_Instructions to follow_
Write out, word for word, every line from the first one through the line that holds "const tauErr = [0.45, 0.6, 0.3, 0, 0, 0, 0, 0];", and nothing else; skip the pictures.

+---+

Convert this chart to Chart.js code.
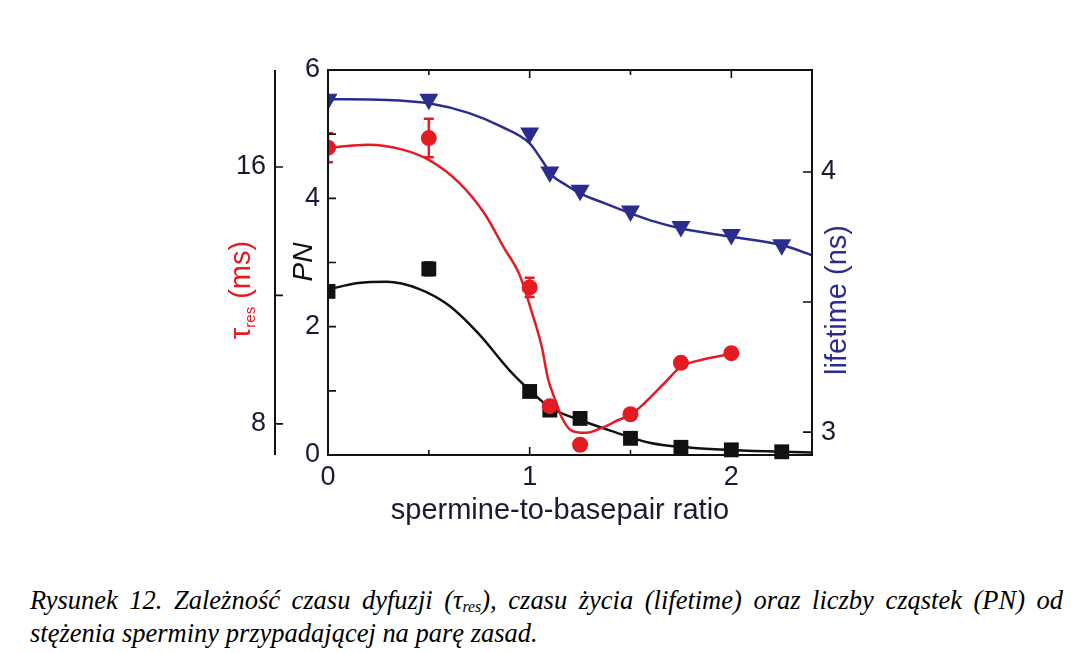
<!DOCTYPE html>
<html>
<head>
<meta charset="utf-8">
<script src="https://cdn.jsdelivr.net/npm/chart.js@4.4.1/dist/chart.umd.min.js"></script>
<style>
  html, body { margin: 0; padding: 0; background: #fff; }
  body { width: 1074px; height: 653px; position: relative; overflow: hidden; }
  #wrap { position: absolute; left: 0; top: 0; width: 1074px; height: 560px; }
  /* plot frame around the chart area (328..812 x 70..455) */
  #box {
    position: absolute; left: 327px; top: 69px; width: 486px; height: 387px;
    border: 2px solid #111; box-sizing: border-box; pointer-events: none;
  }
  .caption {
    position: absolute; left: 30px; width: 1092px;
    font-family: "Liberation Serif", "Times New Roman", serif;
    font-style: italic; font-size: 28px; line-height: 32px; color: #000;
    transform: scaleX(0.946); transform-origin: 0 0;
  }
  .caption sub { font-size: 0.6em; vertical-align: -0.2em; line-height: 0; }
  #cap1 { top: 584px; text-align: justify; text-align-last: justify; }
  #cap2 { top: 617px; }
</style>
</head>
<body>
<div id="wrap"><canvas id="chart" width="1074" height="560"></canvas></div>
<div id="box"></div>
<div class="caption" id="cap1">Rysunek 12. Zależność czasu dyfuzji (τ<sub>res</sub>), czasu życia (lifetime) oraz liczby cząstek (PN) od</div>
<div class="caption" id="cap2">stężenia sperminy przypadającej na parę zasad.</div>
<script>
// measured points (spermine : basepair ratio)
const lifeRatio = [0, 0.5, 1.0, 1.1, 1.25, 1.5, 1.75, 2.0, 2.25];
const lifeNs = [4.28, 4.28, 4.15, 4.0, 3.93, 3.85, 3.79, 3.76, 3.72];

const tauRatio = [0, 0.5, 1.0, 1.1, 1.25, 1.5, 1.75, 2.0];
const tauMs = [16.6, 16.9, 12.25, 8.55, 7.35, 8.3, 9.9, 10.2];
const tauErr = [0.45, 0.6, 0.3, 0, 0, 0, 0, 0];

const pnRatio = [0, 0.5, 1.0, 1.1, 1.25, 1.5, 1.75, 2.0, 2.25];
const pnVal = [2.55, 2.9, 0.99, 0.7, 0.57, 0.26, 0.12, 0.08, 0.05];
const pnErr = [0, 0.1, 0, 0, 0, 0, 0.05, 0, 0];

// fitted curves
const lifeFitX = [0, 0.29, 0.5, 0.7, 0.86, 1.0, 1.06, 1.11, 1.18, 1.25, 1.37, 1.5, 1.62, 1.75, 2.0, 2.25, 2.4];
const lifeFitY = [4.28, 4.277, 4.264, 4.226, 4.174, 4.11, 4.046, 3.988, 3.95, 3.918, 3.88, 3.841, 3.809, 3.783, 3.751, 3.719, 3.68];

const tauFitX = [0, 0.2, 0.37, 0.5, 0.65, 0.78, 0.87, 0.95, 1.01, 1.06, 1.09, 1.13, 1.16, 1.21, 1.28, 1.36, 1.44, 1.5, 1.57, 1.67, 1.75, 1.85, 2.0];
const tauFitY = [16.6, 16.69, 16.54, 16.22, 15.51, 14.51, 13.51, 12.64, 11.49, 10.4, 9.43, 8.69, 8.19, 7.78, 7.72, 7.88, 8.12, 8.28, 8.65, 9.28, 9.78, 9.99, 10.18];

const pnFitX = [0, 0.15, 0.29, 0.45, 0.6, 0.75, 0.9, 1.0, 1.1, 1.25, 1.4, 1.6, 1.8, 2.0, 2.25, 2.4];
const pnFitY = [2.58, 2.68, 2.7, 2.59, 2.33, 1.88, 1.32, 1.01, 0.74, 0.545, 0.38, 0.187, 0.114, 0.078, 0.05, 0.04];

// axis ticks
const ratioTicks = [0, 0.5, 1, 1.5, 2];
const ratioLabels = [0, 1, 2];
const pnTicks = [0, 1, 2, 3, 4, 5, 6];
const pnLabels = [0, 2, 4, 6];
const tauTicks = [8, 12, 16];
const tauLabels = [8, 16];
const lifeTicks = [3, 3.5, 4];
const lifeLabels = [3, 4];

const RED = '#e31b23';
const BLUE = '#2b2d8e';
const BLACK = '#111111';
const INK = '#1a1a33';
const SANS = '"Liberation Sans", Arial, sans-serif';
const tickFont = { family: SANS, size: 27 };
const noGrid = { display: false, drawTicks: false };

const pts = (xs, ys) => xs.map((x, i) => ({ x, y: ys[i] }));
const setTicks = vals => s => { s.ticks = vals.map(v => ({ value: v })); };
const onlyLabels = list => v => (list.includes(v) ? String(v) : '');

const errorBars = {
  id: 'errorBars',
  afterDatasetsDraw(chart) {
    const ctx = chart.ctx;
    const area = chart.chartArea;
    ctx.save();
    ctx.beginPath();
    ctx.rect(area.left, 0, chart.width - area.left, chart.height);
    ctx.clip();
    chart.data.datasets.forEach((ds, i) => {
      if (!ds.errors) return;
      const ys = chart.scales[chart.getDatasetMeta(i).yAxisID];
      ctx.strokeStyle = ds.borderColor;
      ctx.lineWidth = 2.5;
      ds.data.forEach((p, j) => {
        const e = ds.errors[j];
        if (!e) return;
        const px = chart.scales.x.getPixelForValue(p.x);
        const y1 = ys.getPixelForValue(p.y + e);
        const y2 = ys.getPixelForValue(p.y - e);
        ctx.beginPath();
        ctx.moveTo(px, y1); ctx.lineTo(px, y2);
        ctx.moveTo(px - 5, y1); ctx.lineTo(px + 5, y1);
        ctx.moveTo(px - 5, y2); ctx.lineTo(px + 5, y2);
        ctx.stroke();
      });
    });
    ctx.restore();
    ctx.beginPath();
  }
};

// tau spine, inward tick marks on the frame, right-pointing ticks on the spine
const tickMarks = {
  id: 'tickMarks',
  afterDraw(chart) {
    const ctx = chart.ctx;
    const area = chart.chartArea;
    const sx = chart.scales.x, spn = chart.scales.pn, stau = chart.scales.tau, slife = chart.scales.life;
    const tx = stau.right;
    ctx.save();
    ctx.strokeStyle = BLACK;
    ctx.lineWidth = 2;
    ctx.beginPath();
    ctx.moveTo(tx, area.top);
    ctx.lineTo(tx, area.bottom);
    ctx.stroke();

    ctx.lineWidth = 1.6;
    ctx.beginPath();
    sx.ticks.forEach(t => {
      const px = sx.getPixelForValue(t.value);
      const len = ratioLabels.includes(t.value) ? 8 : 5;
      ctx.moveTo(px, area.bottom); ctx.lineTo(px, area.bottom - len);
      ctx.moveTo(px, area.top); ctx.lineTo(px, area.top + len);
    });
    spn.ticks.forEach(t => {
      const py = spn.getPixelForValue(t.value);
      ctx.moveTo(area.left, py); ctx.lineTo(area.left + 8, py);
    });
    slife.ticks.forEach(t => {
      const py = slife.getPixelForValue(t.value);
      ctx.moveTo(area.right, py); ctx.lineTo(area.right - 9, py);
    });
    stau.ticks.forEach(t => {
      const py = stau.getPixelForValue(t.value);
      ctx.moveTo(tx, py); ctx.lineTo(tx + 8, py);
    });
    ctx.stroke();
    ctx.restore();
  }
};

const axisTitles = {
  id: 'axisTitles',
  afterDraw(chart) {
    const ctx = chart.ctx;
    ctx.save();
    ctx.textBaseline = 'alphabetic';

    ctx.font = '29px ' + SANS;
    ctx.fillStyle = INK;
    ctx.textAlign = 'center';
    ctx.fillText('spermine-to-basepair ratio', 560, 519);

    ctx.save();
    ctx.translate(312, 262);
    ctx.rotate(-Math.PI / 2);
    ctx.font = 'italic 28px ' + SANS;
    ctx.fillStyle = BLACK;
    ctx.fillText('PN', 0, 0);
    ctx.restore();

    ctx.save();
    ctx.translate(846, 300);
    ctx.rotate(-Math.PI / 2);
    ctx.font = '29px ' + SANS;
    ctx.fillStyle = BLUE;
    ctx.fillText('lifetime (ns)', 0, 0);
    ctx.restore();

    // tau with "res" subscript
    ctx.save();
    ctx.translate(250, 290);
    ctx.rotate(-Math.PI / 2);
    ctx.fillStyle = RED;
    ctx.textAlign = 'left';
    const big = '29px ' + SANS, small = '15px ' + SANS;
    ctx.font = big;
    const wTau = ctx.measureText('τ').width;
    const wRest = ctx.measureText(' (ms)').width;
    ctx.font = small;
    const wSub = ctx.measureText('res').width;
    let cx = -(wTau + wSub + wRest) / 2;
    ctx.font = big;
    ctx.fillText('τ', cx, 0);
    cx += wTau;
    ctx.font = small;
    ctx.fillText('res', cx, 5);
    cx += wSub;
    ctx.font = big;
    ctx.fillText(' (ms)', cx, 0);
    ctx.restore();

    ctx.restore();
  }
};

new Chart(document.getElementById('chart'), {
  type: 'line',
  data: {
    datasets: [
      {
        label: 'τres', data: pts(tauRatio, tauMs), yAxisID: 'tau', errors: tauErr,
        showLine: false, pointStyle: 'circle', pointRadius: 8,
        backgroundColor: RED, borderColor: RED, borderWidth: 0, order: 0
      },
      {
        label: 'PN', data: pts(pnRatio, pnVal), yAxisID: 'pn', errors: pnErr,
        showLine: false, pointStyle: 'rect', pointRadius: 10.5,
        backgroundColor: BLACK, borderColor: BLACK, borderWidth: 0, order: 1
      },
      {
        label: 'lifetime', data: pts(lifeRatio, lifeNs), yAxisID: 'life',
        showLine: false, pointStyle: 'triangle', rotation: 180, pointRadius: 11,
        backgroundColor: BLUE, borderColor: BLUE, borderWidth: 0, order: 2
      },
      {
        label: 'τres fit', data: pts(tauFitX, tauFitY), yAxisID: 'tau',
        borderColor: RED, borderWidth: 2.5, pointRadius: 0, cubicInterpolationMode: 'monotone', order: 3
      },
      {
        label: 'PN fit', data: pts(pnFitX, pnFitY), yAxisID: 'pn',
        borderColor: BLACK, borderWidth: 2.5, pointRadius: 0, cubicInterpolationMode: 'monotone', order: 4
      },
      {
        label: 'lifetime fit', data: pts(lifeFitX, lifeFitY), yAxisID: 'life',
        borderColor: BLUE, borderWidth: 2.5, pointRadius: 0, cubicInterpolationMode: 'monotone', order: 5
      }
    ]
  },
  options: {
    responsive: false,
    animation: false,
    clip: { left: 0, top: false, right: 0, bottom: false },
    layout: { padding: { left: 200, right: 202, top: 70, bottom: 45 } },
    plugins: { legend: { display: false }, tooltip: { enabled: false } },
    scales: {
      x: {
        type: 'linear', position: 'bottom', min: 0, max: 2.4,
        afterBuildTicks: setTicks(ratioTicks),
        afterFit: s => { s.height = 60; },
        grid: noGrid, border: { display: false },
        ticks: { callback: onlyLabels(ratioLabels), font: tickFont, color: INK, padding: 6, maxRotation: 0, autoSkip: false }
      },
      pn: {
        type: 'linear', position: 'left', min: 0, max: 6, weight: 0,
        afterBuildTicks: setTicks(pnTicks),
        afterFit: s => { s.width = 53; },
        grid: noGrid, border: { display: false },
        ticks: { callback: onlyLabels(pnLabels), font: tickFont, color: INK, padding: 8, autoSkip: false }
      },
      tau: {
        type: 'linear', position: 'left', min: 7.03, max: 19.02, weight: 1,
        afterBuildTicks: setTicks(tauTicks),
        afterFit: s => { s.width = 75; },
        grid: noGrid, border: { display: false },
        ticks: { callback: onlyLabels(tauLabels), font: tickFont, color: INK, padding: 9, autoSkip: false }
      },
      life: {
        type: 'linear', position: 'right', min: 2.912, max: 4.392,
        afterBuildTicks: setTicks(lifeTicks),
        afterFit: s => { s.width = 60; },
        grid: noGrid, border: { display: false },
        ticks: { callback: onlyLabels(lifeLabels), font: tickFont, color: INK, padding: 9, autoSkip: false }
      }
    }
  },
  plugins: [errorBars, tickMarks, axisTitles]
});
</script>
</body>
</html>
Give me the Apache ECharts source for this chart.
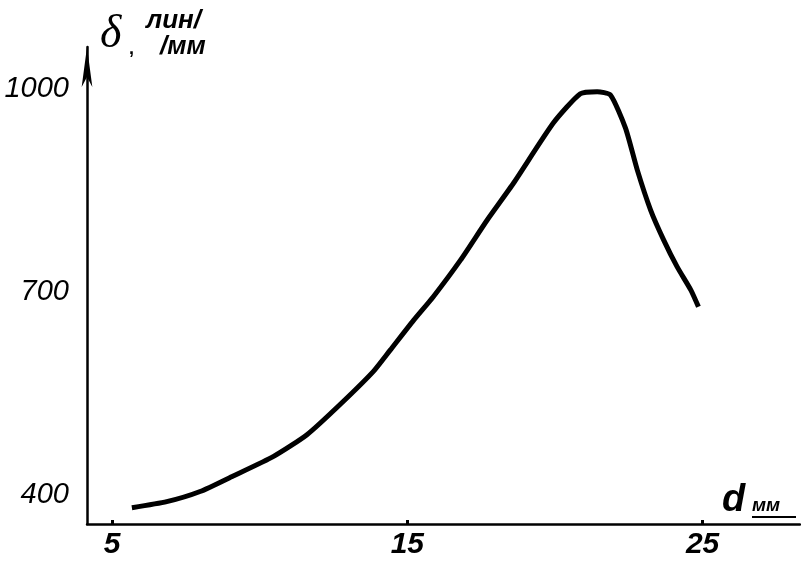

+---+

_Result of the task_
Convert this chart to Chart.js code.
<!DOCTYPE html>
<html>
<head>
<meta charset="utf-8">
<script src="https://cdn.jsdelivr.net/npm/chart.js@4.4.1/dist/chart.umd.min.js"></script>
<style>
  html, body { margin: 0; padding: 0; background: #fff; }
  body { width: 1074px; height: 653px; position: relative; overflow: hidden; }
  #wrap { position: absolute; left: 0; top: 0; width: 1074px; height: 560px; }
  /* plot frame around the chart area (328..812 x 70..455) */
  #box {
    position: absolute; left: 327px; top: 69px; width: 486px; height: 387px;
    border: 2px solid #111; box-sizing: border-box; pointer-events: none;
  }
  .caption {
    position: absolute; left: 30px; width: 1092px;
    font-family: "Liberation Serif", "Times New Roman", serif;
    font-style: italic; font-size: 28px; line-height: 32px; color: #000;
    transform: scaleX(0.946); transform-origin: 0 0;
  }
  .caption sub { font-size: 0.6em; vertical-align: -0.2em; line-height: 0; }
  #cap1 { top: 584px; text-align: justify; text-align-last: justify; }
  #cap2 { top: 617px; }
</style>
</head>
<body>
<div id="wrap"><canvas id="chart" width="1074" height="560"></canvas></div>
<div id="box"></div>
<div class="caption" id="cap1">Rysunek 12. Zależność czasu dyfuzji (τ<sub>res</sub>), czasu życia (lifetime) oraz liczby cząstek (PN) od</div>
<div class="caption" id="cap2">stężenia sperminy przypadającej na parę zasad.</div>
<script>
// measured points (spermine : basepair ratio)
const lifeRatio = [0, 0.5, 1.0, 1.1, 1.25, 1.5, 1.75, 2.0, 2.25];
const lifeNs = [4.28, 4.28, 4.15, 4.0, 3.93, 3.85, 3.79, 3.76, 3.72];

const tauRatio = [0, 0.5, 1.0, 1.1, 1.25, 1.5, 1.75, 2.0];
const tauMs = [16.6, 16.9, 12.25, 8.55, 7.35, 8.3, 9.9, 10.2];
const tauErr = [0.45, 0.6, 0.3, 0, 0, 0, 0, 0];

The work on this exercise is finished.